═════ Data entries ═════

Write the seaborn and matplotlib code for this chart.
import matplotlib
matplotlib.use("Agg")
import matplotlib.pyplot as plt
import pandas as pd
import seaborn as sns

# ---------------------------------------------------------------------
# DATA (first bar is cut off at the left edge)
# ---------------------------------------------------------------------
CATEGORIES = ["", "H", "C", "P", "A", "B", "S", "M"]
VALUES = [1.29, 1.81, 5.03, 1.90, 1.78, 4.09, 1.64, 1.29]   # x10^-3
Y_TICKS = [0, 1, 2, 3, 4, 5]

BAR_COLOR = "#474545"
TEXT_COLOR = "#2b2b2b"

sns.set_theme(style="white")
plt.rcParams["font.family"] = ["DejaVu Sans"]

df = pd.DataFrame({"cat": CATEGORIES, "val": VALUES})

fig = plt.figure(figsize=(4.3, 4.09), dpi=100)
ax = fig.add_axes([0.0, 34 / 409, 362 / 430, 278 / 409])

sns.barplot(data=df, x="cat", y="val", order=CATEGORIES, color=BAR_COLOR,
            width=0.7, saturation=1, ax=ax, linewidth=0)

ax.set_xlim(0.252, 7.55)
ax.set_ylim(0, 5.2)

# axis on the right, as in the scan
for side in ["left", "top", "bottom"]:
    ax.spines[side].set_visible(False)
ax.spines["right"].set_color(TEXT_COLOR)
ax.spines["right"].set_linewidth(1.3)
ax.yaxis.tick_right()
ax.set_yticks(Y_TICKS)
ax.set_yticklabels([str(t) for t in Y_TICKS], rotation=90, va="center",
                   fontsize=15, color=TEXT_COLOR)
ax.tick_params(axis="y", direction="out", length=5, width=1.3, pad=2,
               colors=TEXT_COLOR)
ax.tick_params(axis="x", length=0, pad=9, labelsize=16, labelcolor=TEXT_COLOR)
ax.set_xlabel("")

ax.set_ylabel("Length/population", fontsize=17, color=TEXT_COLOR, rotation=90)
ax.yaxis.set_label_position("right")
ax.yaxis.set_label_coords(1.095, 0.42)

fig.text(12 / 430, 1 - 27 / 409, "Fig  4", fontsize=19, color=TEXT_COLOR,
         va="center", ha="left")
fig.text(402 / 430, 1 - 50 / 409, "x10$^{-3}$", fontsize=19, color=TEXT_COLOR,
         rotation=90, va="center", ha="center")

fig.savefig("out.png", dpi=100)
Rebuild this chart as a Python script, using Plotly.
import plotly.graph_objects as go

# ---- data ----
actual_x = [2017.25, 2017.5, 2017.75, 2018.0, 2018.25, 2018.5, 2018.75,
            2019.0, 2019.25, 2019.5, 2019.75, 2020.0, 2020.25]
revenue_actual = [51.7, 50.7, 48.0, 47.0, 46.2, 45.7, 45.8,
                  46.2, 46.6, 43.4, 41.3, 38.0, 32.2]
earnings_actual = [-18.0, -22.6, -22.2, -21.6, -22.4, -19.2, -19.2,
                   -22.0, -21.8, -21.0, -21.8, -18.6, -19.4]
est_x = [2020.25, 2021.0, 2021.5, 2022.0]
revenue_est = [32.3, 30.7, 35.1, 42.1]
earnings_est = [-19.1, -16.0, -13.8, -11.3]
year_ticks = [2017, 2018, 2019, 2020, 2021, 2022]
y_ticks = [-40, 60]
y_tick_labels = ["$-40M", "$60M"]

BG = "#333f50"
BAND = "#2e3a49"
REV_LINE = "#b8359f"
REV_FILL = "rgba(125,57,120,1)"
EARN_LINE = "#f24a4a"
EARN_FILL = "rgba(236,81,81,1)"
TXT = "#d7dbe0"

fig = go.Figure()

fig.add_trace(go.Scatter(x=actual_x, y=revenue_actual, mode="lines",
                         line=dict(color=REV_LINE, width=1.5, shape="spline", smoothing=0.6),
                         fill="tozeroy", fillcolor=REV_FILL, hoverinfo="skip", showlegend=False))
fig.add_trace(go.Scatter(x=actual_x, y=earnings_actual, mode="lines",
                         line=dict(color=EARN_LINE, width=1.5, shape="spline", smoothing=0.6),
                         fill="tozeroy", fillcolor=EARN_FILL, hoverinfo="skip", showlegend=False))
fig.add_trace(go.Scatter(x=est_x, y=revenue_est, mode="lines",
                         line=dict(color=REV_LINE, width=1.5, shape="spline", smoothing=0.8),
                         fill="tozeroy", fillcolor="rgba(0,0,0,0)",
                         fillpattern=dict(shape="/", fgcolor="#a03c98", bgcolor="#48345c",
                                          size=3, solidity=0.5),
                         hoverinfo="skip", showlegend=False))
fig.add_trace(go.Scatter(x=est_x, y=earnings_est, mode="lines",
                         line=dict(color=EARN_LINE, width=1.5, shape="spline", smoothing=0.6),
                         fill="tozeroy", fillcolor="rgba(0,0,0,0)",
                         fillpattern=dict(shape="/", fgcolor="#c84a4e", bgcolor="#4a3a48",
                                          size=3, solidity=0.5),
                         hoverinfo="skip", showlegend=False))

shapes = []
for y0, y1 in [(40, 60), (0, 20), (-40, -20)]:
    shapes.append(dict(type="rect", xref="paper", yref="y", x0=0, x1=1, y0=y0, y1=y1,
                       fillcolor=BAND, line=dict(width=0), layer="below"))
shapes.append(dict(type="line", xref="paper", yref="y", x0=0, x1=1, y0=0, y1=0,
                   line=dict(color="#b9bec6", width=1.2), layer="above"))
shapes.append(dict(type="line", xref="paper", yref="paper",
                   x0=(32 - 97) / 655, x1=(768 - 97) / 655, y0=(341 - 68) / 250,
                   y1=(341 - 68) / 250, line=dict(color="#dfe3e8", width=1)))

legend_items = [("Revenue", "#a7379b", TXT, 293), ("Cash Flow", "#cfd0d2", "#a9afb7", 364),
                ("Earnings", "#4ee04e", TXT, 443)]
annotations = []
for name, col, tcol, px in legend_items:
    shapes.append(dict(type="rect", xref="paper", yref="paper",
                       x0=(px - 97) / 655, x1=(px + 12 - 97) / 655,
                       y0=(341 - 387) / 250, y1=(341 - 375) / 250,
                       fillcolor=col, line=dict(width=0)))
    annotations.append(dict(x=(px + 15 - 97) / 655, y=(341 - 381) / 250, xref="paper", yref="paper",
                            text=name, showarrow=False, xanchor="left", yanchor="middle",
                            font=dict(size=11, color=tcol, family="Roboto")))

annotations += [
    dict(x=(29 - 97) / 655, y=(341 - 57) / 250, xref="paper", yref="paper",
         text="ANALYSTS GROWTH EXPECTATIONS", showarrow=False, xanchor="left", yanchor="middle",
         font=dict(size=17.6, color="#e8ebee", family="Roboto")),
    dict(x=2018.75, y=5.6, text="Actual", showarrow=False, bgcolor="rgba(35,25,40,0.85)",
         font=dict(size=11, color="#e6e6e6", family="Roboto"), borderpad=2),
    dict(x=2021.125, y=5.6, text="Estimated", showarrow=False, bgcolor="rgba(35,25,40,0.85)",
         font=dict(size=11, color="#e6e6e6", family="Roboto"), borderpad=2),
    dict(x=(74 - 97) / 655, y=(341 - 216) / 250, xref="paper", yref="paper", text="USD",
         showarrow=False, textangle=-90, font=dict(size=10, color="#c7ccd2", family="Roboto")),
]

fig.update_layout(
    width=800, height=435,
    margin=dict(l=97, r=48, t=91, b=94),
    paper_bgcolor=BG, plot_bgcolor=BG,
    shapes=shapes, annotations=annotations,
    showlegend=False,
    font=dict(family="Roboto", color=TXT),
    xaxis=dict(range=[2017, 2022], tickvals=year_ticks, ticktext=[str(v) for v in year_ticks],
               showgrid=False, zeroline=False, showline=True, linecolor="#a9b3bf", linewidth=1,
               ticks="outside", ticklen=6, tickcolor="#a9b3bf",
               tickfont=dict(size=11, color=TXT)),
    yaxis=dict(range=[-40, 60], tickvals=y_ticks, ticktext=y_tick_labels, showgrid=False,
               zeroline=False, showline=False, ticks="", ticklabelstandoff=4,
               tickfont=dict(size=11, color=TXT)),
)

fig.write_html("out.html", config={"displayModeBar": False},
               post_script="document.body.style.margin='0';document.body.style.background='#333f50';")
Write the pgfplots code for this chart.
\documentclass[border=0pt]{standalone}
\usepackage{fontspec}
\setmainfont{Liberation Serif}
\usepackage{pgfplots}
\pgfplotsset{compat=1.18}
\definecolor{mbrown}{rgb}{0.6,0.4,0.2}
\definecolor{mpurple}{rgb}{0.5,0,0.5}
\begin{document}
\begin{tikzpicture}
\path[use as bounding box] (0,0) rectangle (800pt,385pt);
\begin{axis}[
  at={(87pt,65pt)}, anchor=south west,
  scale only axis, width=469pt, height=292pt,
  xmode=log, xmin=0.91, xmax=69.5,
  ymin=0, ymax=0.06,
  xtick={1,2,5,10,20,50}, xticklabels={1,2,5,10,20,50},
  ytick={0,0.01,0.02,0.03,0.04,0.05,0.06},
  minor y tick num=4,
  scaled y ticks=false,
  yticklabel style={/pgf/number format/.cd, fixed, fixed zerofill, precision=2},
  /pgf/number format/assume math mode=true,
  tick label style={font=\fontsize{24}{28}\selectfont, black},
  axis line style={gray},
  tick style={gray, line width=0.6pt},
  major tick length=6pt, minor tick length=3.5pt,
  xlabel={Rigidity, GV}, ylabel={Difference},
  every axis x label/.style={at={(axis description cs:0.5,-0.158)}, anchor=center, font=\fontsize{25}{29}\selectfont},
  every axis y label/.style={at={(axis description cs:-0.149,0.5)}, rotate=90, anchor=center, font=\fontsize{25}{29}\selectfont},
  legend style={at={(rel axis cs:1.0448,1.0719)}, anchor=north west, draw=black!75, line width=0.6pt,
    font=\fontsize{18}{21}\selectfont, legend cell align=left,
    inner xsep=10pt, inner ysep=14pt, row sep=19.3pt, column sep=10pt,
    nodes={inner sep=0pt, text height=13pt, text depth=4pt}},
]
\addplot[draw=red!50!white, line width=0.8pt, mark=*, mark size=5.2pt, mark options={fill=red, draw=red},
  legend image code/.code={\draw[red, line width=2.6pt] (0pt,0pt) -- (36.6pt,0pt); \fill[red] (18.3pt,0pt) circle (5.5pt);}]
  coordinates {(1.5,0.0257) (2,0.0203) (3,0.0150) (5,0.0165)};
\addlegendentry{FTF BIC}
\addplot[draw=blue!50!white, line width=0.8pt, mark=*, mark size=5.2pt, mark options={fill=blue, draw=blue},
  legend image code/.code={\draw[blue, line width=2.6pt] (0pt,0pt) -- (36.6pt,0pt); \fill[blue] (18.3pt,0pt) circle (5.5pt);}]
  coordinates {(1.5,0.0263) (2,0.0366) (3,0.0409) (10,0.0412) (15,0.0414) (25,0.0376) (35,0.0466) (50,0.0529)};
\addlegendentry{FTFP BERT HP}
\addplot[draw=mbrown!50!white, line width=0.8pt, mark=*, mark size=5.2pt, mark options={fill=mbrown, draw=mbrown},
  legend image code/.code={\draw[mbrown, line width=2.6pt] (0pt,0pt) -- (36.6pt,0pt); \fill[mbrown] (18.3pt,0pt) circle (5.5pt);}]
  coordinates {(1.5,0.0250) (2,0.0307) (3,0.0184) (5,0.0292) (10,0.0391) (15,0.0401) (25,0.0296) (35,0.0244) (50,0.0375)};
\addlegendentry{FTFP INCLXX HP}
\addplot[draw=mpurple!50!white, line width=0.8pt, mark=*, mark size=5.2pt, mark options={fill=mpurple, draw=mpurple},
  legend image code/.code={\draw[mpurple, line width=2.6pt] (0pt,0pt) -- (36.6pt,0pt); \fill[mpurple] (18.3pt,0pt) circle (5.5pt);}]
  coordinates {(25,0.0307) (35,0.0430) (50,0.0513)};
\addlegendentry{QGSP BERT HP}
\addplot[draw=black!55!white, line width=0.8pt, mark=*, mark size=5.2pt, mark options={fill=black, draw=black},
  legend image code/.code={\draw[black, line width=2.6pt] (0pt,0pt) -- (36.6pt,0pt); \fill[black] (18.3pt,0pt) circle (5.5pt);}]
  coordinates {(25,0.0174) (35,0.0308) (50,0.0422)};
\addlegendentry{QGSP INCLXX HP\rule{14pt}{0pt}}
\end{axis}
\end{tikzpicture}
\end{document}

═════

**Aim:** Return the exact lines from the line with "Rebuild this chart" to the line with "fig = go.Figure()", inclusive of both, with nothing added.

**The result:**
Rebuild this chart as a Python script, using Plotly.
import plotly.graph_objects as go

# ---- data ----
actual_x = [2017.25, 2017.5, 2017.75, 2018.0, 2018.25, 2018.5, 2018.75,
            2019.0, 2019.25, 2019.5, 2019.75, 2020.0, 2020.25]
revenue_actual = [51.7, 50.7, 48.0, 47.0, 46.2, 45.7, 45.8,
                  46.2, 46.6, 43.4, 41.3, 38.0, 32.2]
earnings_actual = [-18.0, -22.6, -22.2, -21.6, -22.4, -19.2, -19.2,
                   -22.0, -21.8, -21.0, -21.8, -18.6, -19.4]
est_x = [2020.25, 2021.0, 2021.5, 2022.0]
revenue_est = [32.3, 30.7, 35.1, 42.1]
earnings_est = [-19.1, -16.0, -13.8, -11.3]
year_ticks = [2017, 2018, 2019, 2020, 2021, 2022]
y_ticks = [-40, 60]
y_tick_labels = ["$-40M", "$60M"]

BG = "#333f50"
BAND = "#2e3a49"
REV_LINE = "#b8359f"
REV_FILL = "rgba(125,57,120,1)"
EARN_LINE = "#f24a4a"
EARN_FILL = "rgba(236,81,81,1)"
TXT = "#d7dbe0"

fig = go.Figure()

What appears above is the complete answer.